The debate over curbing companies seen as “too big to fail” is likely to be pivotal in whether the Senate will strive for an effectively airtight regulatory regime. To date, this debate has played more to public anger at banks than to regulatory substance. Sheer size, after all, has been less a cause of the crisis than industry practices that are too complex, too opaque, and too unregulated. If sheer size is a factor in anticompetitive behavior, antitrust criteria should be used to deal with it, not some arbitrary concept of “too big.”
Until recently, the “too big to fail” argument was justified. It is an argument the public can understand.

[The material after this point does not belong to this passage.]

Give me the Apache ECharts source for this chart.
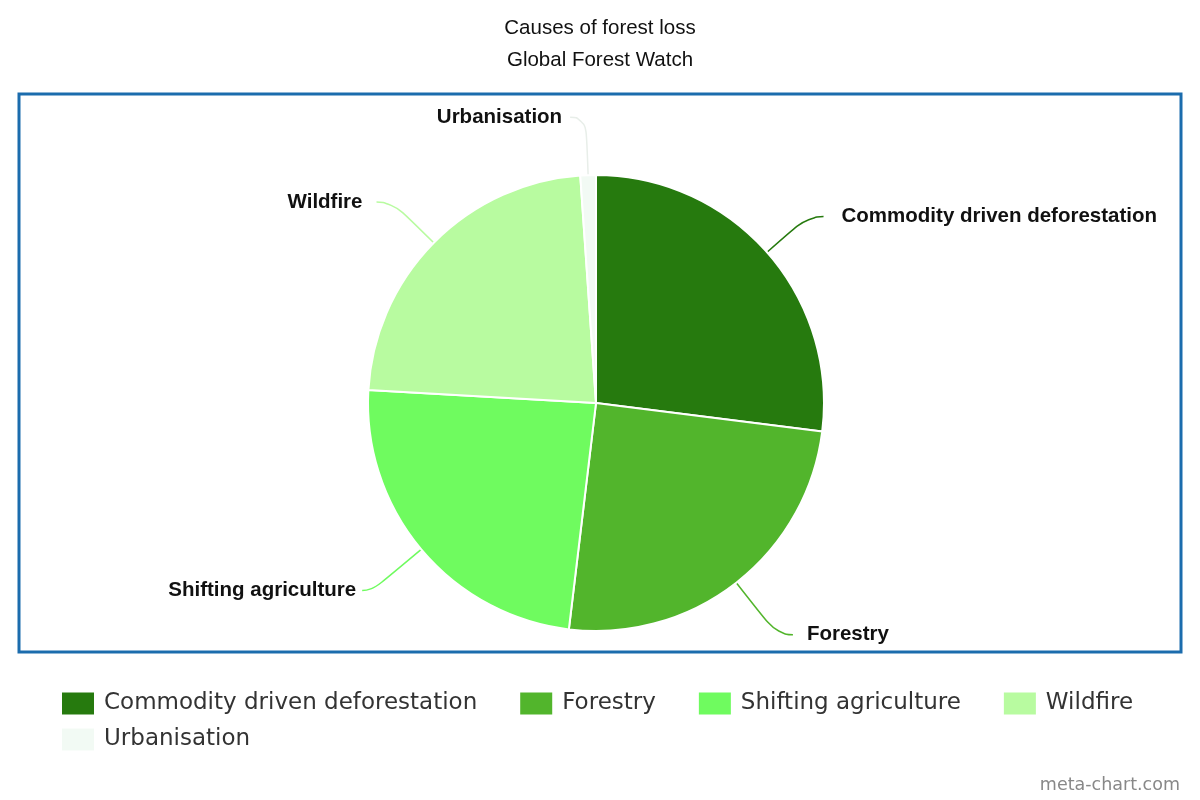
<!DOCTYPE html>
<html>
<head>
<meta charset="utf-8">
<script src="https://cdn.jsdelivr.net/npm/echarts@6/dist/echarts.min.js"></script>
<style>html,body{margin:0;padding:0;background:#fff;}#c{width:1200px;height:800px;}</style>
</head>
<body>
<div id="c"></div>
<script>
const categories = ["Commodity driven deforestation", "Forestry", "Shifting agriculture", "Wildfire", "Urbanisation"];
const values = [27.0, 24.9, 24.0, 23.0, 1.1];
const colors = ["#267a0e", "#52b52c", "#6ffb5f", "#b8fba0", "#f2faf4"];
const titleText = "Causes of forest loss";
const subtitleText = "Global Forest Watch";
const legendRow1 = categories.slice(0, 4);
const legendRow2 = categories.slice(4);
const lineLengths = [54, 66, 64, 58, 58];
const lineLengths2 = [16, 16, 10, 16, 16];
const labelGaps = [18, 14, 6, 14, 8];

const legendBase = {
  orient: 'horizontal',
  left: 62,
  padding: 0,
  itemWidth: 32,
  itemHeight: 22,
  itemGap: 43,
  icon: 'rect',
  itemStyle: {borderWidth: 0},
  textStyle: {fontFamily: 'DejaVu Sans', fontSize: 23, color: '#333', padding: [0, 0, 0, 5]}
};

const chart = echarts.init(document.getElementById('c'), null, {renderer: 'canvas'});
chart.setOption({
  animation: false,
  backgroundColor: '#ffffff',
  title: {
    text: titleText,
    subtext: subtitleText,
    left: 'center',
    top: 13,
    itemGap: 11,
    textStyle: {fontFamily: 'Liberation Sans', fontSize: 20.5, fontWeight: 'normal', color: '#111'},
    subtextStyle: {fontFamily: 'Liberation Sans', fontSize: 20.5, color: '#111'}
  },
  legend: [
    Object.assign({}, legendBase, {top: 692, data: legendRow1}),
    Object.assign({}, legendBase, {top: 728, data: legendRow2})
  ],
  graphic: [
    {type: 'rect', shape: {x: 19, y: 94, width: 1162, height: 558}, style: {fill: 'none', stroke: '#1b6cad', lineWidth: 3}, z: 10},
    {type: 'text', right: 20, bottom: 6, style: {text: 'meta-chart.com', fill: '#888', font: '17.5px "DejaVu Sans"'}}
  ],
  series: [{
    type: 'pie',
    center: [596, 403],
    radius: 228,
    startAngle: 90,
    clockwise: true,
    avoidLabelOverlap: true,
    itemStyle: {borderColor: '#fff', borderWidth: 2},
    label: {
      show: true,
      formatter: '{b}',
      fontFamily: 'Liberation Sans',
      fontWeight: 'bold',
      fontSize: 20.5,
      color: '#111',
      distanceToLabelLine: 14
    },
    labelLine: {show: true, length: 58, length2: 16, smooth: 0.6, lineStyle: {width: 1.5}},
    data: categories.map((n, i) => ({
      name: n,
      value: values[i],
      itemStyle: {color: colors[i]},
      label: {distanceToLabelLine: labelGaps[i]},
      labelLine: {length: lineLengths[i], length2: lineLengths2[i], lineStyle: {color: i === 4 ? '#e8eee9' : colors[i]}}
    }))
  }]
});
</script>
</body>
</html>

Its bumper sticker appeal was useful when it looked as if Congress was foot dragging, and the risk was real that public anger could dull and undermine the drive for reform. Clearly, public anger is not going away. Congress is moving quickly to send a huge reform package for the President’s signature early next year.
Now, however, the risk is that the “too big to fail” argument will be an impediment to enacting comprehensive regulation. In its simplicity, it is, after all, an admission that fully effective financial industry reform may be unachievable. Can’t the rich financial firms always hire smarter, quicker lawyers, capable of defeating the best technical drafting and oversight that underpaid government bureaucrats can field? This defeatism quickly leads to the idea that any legislative result is good enough if it produces sufficient punishment now for the arrogant financial industry, even if it will be evaded in the longer term.
Neither the U. S. public nor the financial industry will benefit from this flawed result. The largest damage, however, is likely to be to international efforts to make the globalized financial system safer and more efficient at capital distribution. Here, the United States has a special responsibility to get domestic regulation right because it will be in the forefront in fighting international controls and insisting on regulation confined to the national level. A high level of transparency will be needed in each major national system for this approach to work, and it will be up to the United State to provide the model.